The process of obtaining prior authorization is challenging for some ASC administrators also tasked with other financial duties.

Here's how three ASC leaders are managing prior authorization:

Note: Responses were lightly edited for style.

Girard Bullaro, administrator at Wellness ASC (McKinney, Texas): As a new ASC and struggling with razor-thin margins, we decided to hire a separate preauthorization specialist. Before this, we had four cases that fell through the gaps. These were spine cases, and we did surgeries thinking they were authorized but actually were not. Our staff at this time did not have the skill level to handle this complex procedure, and we lost revenue.

Since we hired an additional person to handle this task, we have had 100 percent compliance. With adding additional specialists and growing our volumes for 2021, we're looking at doubling our case volume. Margins are always going to be tight, and it's worth the extra cost of an additional person. It more than pays for itself.

Brock Kreienbrink, administrator at Outpatient Surgery Center of Central Florida (Wildwood): Prior authorization management is critical to the success of any ASC. Poorly managed authorizations can have a devastating impact on the finances of ASCs. To know the extent to how it can affect the finances at an ASC, administrators will need to know their patient populations in their market.
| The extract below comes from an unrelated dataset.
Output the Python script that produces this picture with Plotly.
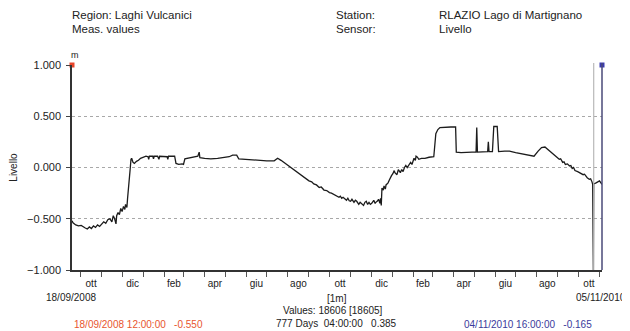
import plotly.graph_objects as go
import pandas as pd

# ---------------- data ----------------
dates = [
    "2008-09-18 12:00", "2008-09-20", "2008-09-24", "2008-09-28", "2008-10-02", "2008-10-05",
    "2008-10-08", "2008-10-11", "2008-10-14", "2008-10-17", "2008-10-20", "2008-10-23",
    "2008-10-26", "2008-10-29", "2008-11-01", "2008-11-04", "2008-11-07", "2008-11-10",
    "2008-11-13", "2008-11-16", "2008-11-18", "2008-11-20", "2008-11-22", "2008-11-23",
    "2008-11-25", "2008-11-27", "2008-11-29", "2008-12-01", "2008-12-03", "2008-12-05",
    "2008-12-06", "2008-12-08", "2008-12-09", "2008-12-10", "2008-12-11", "2008-12-12",
    "2008-12-13", "2008-12-14", "2008-12-15", "2008-12-17", "2008-12-19", "2008-12-22",
    "2008-12-25", "2008-12-28", "2009-01-01", "2009-01-05", "2009-01-08", "2009-01-09",
    "2009-01-10", "2009-01-15", "2009-01-16", "2009-01-17", "2009-01-22", "2009-01-24",
    "2009-01-25", "2009-02-01", "2009-02-05", "2009-02-06", "2009-02-07", "2009-02-12",
    "2009-02-16", "2009-02-18", "2009-02-22", "2009-02-27", "2009-03-01", "2009-03-03",
    "2009-03-08", "2009-03-13", "2009-03-18", "2009-03-22", "2009-03-24", "2009-03-25",
    "2009-04-01", "2009-04-10", "2009-04-20", "2009-04-30", "2009-05-07", "2009-05-12",
    "2009-05-18", "2009-05-21", "2009-05-30", "2009-06-10", "2009-06-20", "2009-07-01",
    "2009-07-12", "2009-07-17", "2009-07-22", "2009-07-28", "2009-08-03", "2009-08-10",
    "2009-08-18", "2009-08-25",
    "2009-09-01", "2009-09-05", "2009-09-08", "2009-09-12", "2009-09-16", "2009-09-19",
    "2009-09-23", "2009-09-27", "2009-10-01", "2009-10-04", "2009-10-08", "2009-10-11",
    "2009-10-15", "2009-10-17", "2009-10-19", "2009-10-21", "2009-10-23", "2009-10-26",
    "2009-10-28", "2009-10-30", "2009-11-01", "2009-11-03", "2009-11-06", "2009-11-08",
    "2009-11-10", "2009-11-13", "2009-11-15", "2009-11-17", "2009-11-20", "2009-11-22",
    "2009-11-24", "2009-11-26", "2009-11-28", "2009-11-30", "2009-12-02", "2009-12-05",
    "2009-12-07", "2009-12-08", "2009-12-10", "2009-12-12", "2009-12-14", "2009-12-15",
    "2009-12-16", "2009-12-17", "2009-12-19", "2009-12-20", "2009-12-22", "2009-12-23",
    "2009-12-26", "2009-12-28", "2009-12-29", "2009-12-31", "2010-01-02", "2010-01-04",
    "2010-01-05", "2010-01-08", "2010-01-10", "2010-01-11", "2010-01-13", "2010-01-15",
    "2010-01-17", "2010-01-19", "2010-01-21", "2010-01-23", "2010-01-26", "2010-01-28",
    "2010-01-30", "2010-02-02", "2010-02-04", "2010-02-05", "2010-02-07", "2010-02-09",
    "2010-02-13", "2010-02-18", "2010-02-24", "2010-03-03",
    "2010-03-06", "2010-03-09", "2010-03-12", "2010-03-20", "2010-03-28", "2010-04-04",
    "2010-04-05", "2010-04-12", "2010-04-20", "2010-04-28", "2010-05-04", "2010-05-05",
    "2010-05-06", "2010-05-15", "2010-05-21", "2010-05-22", "2010-05-23", "2010-05-28",
    "2010-05-30", "2010-06-04", "2010-06-06", "2010-06-15", "2010-06-22", "2010-07-01",
    "2010-07-10", "2010-07-20", "2010-07-28", "2010-08-03", "2010-08-08", "2010-08-13",
    "2010-08-20", "2010-08-24", "2010-08-27", "2010-08-30", "2010-09-03", "2010-09-05",
    "2010-09-08", "2010-09-10", "2010-09-12", "2010-09-15", "2010-09-18", "2010-09-20",
    "2010-09-22", "2010-09-24", "2010-09-26", "2010-09-30", "2010-10-03", "2010-10-05",
    "2010-10-08", "2010-10-10", "2010-10-12", "2010-10-14", "2010-10-17", "2010-10-19",
    "2010-10-21", "2010-10-22", "2010-10-23", "2010-10-23 12:00", "2010-10-27", "2010-11-01",
    "2010-11-04 16:00",
]
levels = [
    -0.52, -0.54, -0.56, -0.57, -0.565, -0.58,
    -0.59, -0.60, -0.58, -0.595, -0.57, -0.585,
    -0.56, -0.575, -0.55, -0.53, -0.545, -0.51,
    -0.50, -0.53, -0.47, -0.50, -0.55, -0.47,
    -0.44, -0.46, -0.40, -0.43, -0.38, -0.41,
    -0.36, -0.39, -0.30, -0.20, -0.17, -0.08,
    0.00, 0.08, 0.09, 0.05, 0.04, 0.06,
    0.07, 0.09, 0.10, 0.11, 0.105, 0.08,
    0.11, 0.11, 0.085, 0.11, 0.11, 0.08,
    0.11, 0.11, 0.105, 0.08, 0.11, 0.11,
    0.11, 0.04, 0.03, 0.035, 0.03, 0.085,
    0.09, 0.095, 0.10, 0.11, 0.15, 0.095,
    0.09, 0.085, 0.09, 0.10, 0.105, 0.12,
    0.12, 0.085, 0.08, 0.075, 0.07, 0.065,
    0.065, 0.09, 0.07, 0.04, 0.015, -0.02,
    -0.065, -0.10,
    -0.13, -0.14, -0.16, -0.17, -0.195, -0.19,
    -0.22, -0.225, -0.245, -0.25, -0.265, -0.27,
    -0.29, -0.28, -0.30, -0.29, -0.30, -0.32,
    -0.30, -0.325, -0.33, -0.31, -0.34, -0.32,
    -0.33, -0.36, -0.34, -0.35, -0.37, -0.34,
    -0.33, -0.36, -0.34, -0.36, -0.35, -0.32,
    -0.35, -0.34, -0.33, -0.31, -0.35, -0.30,
    -0.37, -0.20, -0.22, -0.18, -0.21, -0.17,
    -0.15, -0.12, -0.10, -0.08, -0.06, -0.03,
    -0.05, -0.07, -0.02, -0.03, -0.05, -0.02,
    -0.04, 0.00, 0.02, 0.00, 0.03, 0.05,
    0.03, 0.09, 0.07, 0.11, 0.10, 0.08,
    0.09, 0.09, 0.10, 0.105,
    0.33, 0.37, 0.39, 0.395, 0.395, 0.395,
    0.15, 0.145, 0.15, 0.15, 0.15, 0.39,
    0.15, 0.155, 0.155, 0.25, 0.155, 0.155,
    0.40, 0.40, 0.155, 0.16, 0.16, 0.145,
    0.135, 0.12, 0.11, 0.16, 0.195, 0.20,
    0.16, 0.14, 0.12, 0.11, 0.08, 0.085,
    0.05, 0.055, 0.03, 0.035, 0.015, 0.02,
    -0.01, 0.00, -0.03, -0.04, -0.05, -0.06,
    -0.07, -0.065, -0.09, -0.10, -0.115, -0.11,
    -0.14, -0.165, -1.0, -0.16, -0.15, -0.13,
    -0.165,
]

month_labels = ["ott", "dic", "feb", "apr", "giu", "ago", "ott",
                "dic", "feb", "apr", "giu", "ago", "ott"]
label_months = ["2008-10", "2008-12", "2009-02", "2009-04", "2009-06", "2009-08", "2009-10",
                "2009-12", "2010-02", "2010-04", "2010-06", "2010-08", "2010-10"]
start_time = "2008-09-18 12:00"
end_time = "2010-11-04 16:00"
cursor_time = "2010-10-23 12:00"
y_ticks = [-1.0, -0.5, 0.0, 0.5, 1.0]

# ---------------- layout helpers ----------------
# the page body has an 8px margin, so the figure is 8px smaller and offset
OFF = 8
W, H = 630 - OFF, 331 - OFF
L, T = 64, 57
PW, PH = 530, 205
R, B = W - L - PW, H - T - PH

def pxx(x):
    return (x - OFF - L) / PW

def pxy(y):
    return (H - B - (y - OFF)) / PH

label_pos = []
for m in label_months:
    p = pd.Period(m, freq="M")
    label_pos.append(p.start_time + (p.end_time - p.start_time) / 2)
month_starts = list(pd.date_range("2008-10-01", "2010-11-01", freq="MS"))

FONT = "Liberation Sans, Arial, sans-serif"
TXT = "#222222"

fig = go.Figure()
fig.add_trace(go.Scatter(
    x=pd.to_datetime(dates, format="ISO8601"), y=levels, mode="lines",
    line=dict(color="#1c1c1c", width=1.3), showlegend=False, hoverinfo="x+y"))
fig.add_trace(go.Scatter(
    x=[pd.Timestamp(start_time)], y=[y_ticks[-1]], mode="markers",
    marker=dict(color="#e8452a", size=5, symbol="square"), cliponaxis=False, showlegend=False))
fig.add_trace(go.Scatter(
    x=[pd.Timestamp(end_time)], y=[y_ticks[-1]], mode="markers",
    marker=dict(color="#3b3bb0", size=5, symbol="square"), cliponaxis=False, showlegend=False))

fig.update_layout(
    width=W, height=H,
    margin=dict(l=L, r=R, t=T, b=B, pad=0, autoexpand=False),
    paper_bgcolor="white", plot_bgcolor="white",
    font=dict(family=FONT, size=10, color=TXT),
    xaxis=dict(
        range=[pd.Timestamp(start_time), pd.Timestamp(end_time)], automargin=False,
        tickmode="array", tickvals=label_pos, ticktext=month_labels,
        ticks="outside", ticklen=3, tickcolor="rgba(0,0,0,0)",
        showgrid=False, zeroline=False,
        showline=True, linecolor="#333333", linewidth=1.5,
        tickfont=dict(size=10, color=TXT),
        minor=dict(tickmode="array", tickvals=month_starts, ticks="outside",
                   ticklen=5, tickcolor="#555555", tickwidth=1, showgrid=False),
    ),
    yaxis=dict(
        range=[-1.0, 1.0], automargin=False,
        tickmode="array", tickvals=y_ticks, tickformat=".3f",
        ticks="outside", ticklen=4, tickcolor="#444444",
        showgrid=True, gridcolor="#a8a8a8", griddash="dot", gridwidth=1,
        zeroline=False, showline=True, linecolor="#333333", linewidth=1.5,
        tickfont=dict(size=11, color=TXT), ticklabelstandoff=3,
        title=dict(text="Livello", font=dict(size=10, color=TXT), standoff=12),
    ),
)

# cursor / right border lines
fig.add_shape(type="line", xref="x", yref="paper", x0=pd.Timestamp(cursor_time),
              x1=pd.Timestamp(cursor_time), y0=0, y1=1.01,
              line=dict(color="#b8b8b8", width=1.2))
fig.add_shape(type="line", xref="paper", yref="paper", x0=1, x1=1, y0=0, y1=1.01,
              line=dict(color="#4a4a78", width=1.5))

def ann(text, x, y, xanchor="left", color=TXT, size=10):
    fig.add_annotation(text=text, x=pxx(x), y=pxy(y), xref="paper", yref="paper",
                       xanchor=xanchor, yanchor="middle", showarrow=False,
                       font=dict(family=FONT, size=size, color=color))

ann("Region: Laghi Vulcanici", 70, 15, size=11.5)
ann("Meas. values", 70, 29, size=11.5)
ann("Station:", 334, 15, size=11.5)
ann("Sensor:", 334, 29, size=11.5)
ann("RLAZIO Lago di Martignano", 437, 15, size=11.5)
ann("Livello", 437, 29, size=11.5)
ann("m", 75, 55, xanchor="center", size=9)
ann("18/09/2008", 71, 297, xanchor="center")
ann("05/11/2010", 601, 297, xanchor="center")
ann("[1m]", 337, 298, xanchor="center")
ann("Values: 18606 [18605]", 333, 310, xanchor="center")
ann("777 Days&nbsp;&nbsp;04:00:00&nbsp;&nbsp;&nbsp;0.385", 336, 323, xanchor="center")
ann("18/09/2008 12:00:00&nbsp;&nbsp;&nbsp;-0.550", 72, 324, color="#e8552e")
ann("04/11/2010 16:00:00&nbsp;&nbsp;&nbsp;-0.165", 462, 324, color="#3a3a9c")

fig.write_html("out.html")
At our center we have a heavy Medicare market (close to 70 percent market share); however, there is a huge push for managed care, causing our market share of Medicare to shrink over the next five years. When a procedure is performed without the correct authorization, the ASC not only takes a loss on the revenue, medical supplies and labor — it decreases or eliminates profit margins on other procedures. The impact can be far-reaching, depending on the procedure mix, which makes it extremely hard to place a number on it.

Raghu Reddy, administrator at SurgCenter of Western Maryland (Cumberland): The prior authorization is a critical step, as the payers will deny the payment if proper authorization is not obtained. Based on our payer mix, we have to authorize 45 percent of our cases at our multispecialty center. We pay close attention to the prior authorization process, and the impact on our revenue is minimal.

We would notify the physician and the patient if the authorization were delayed or denied.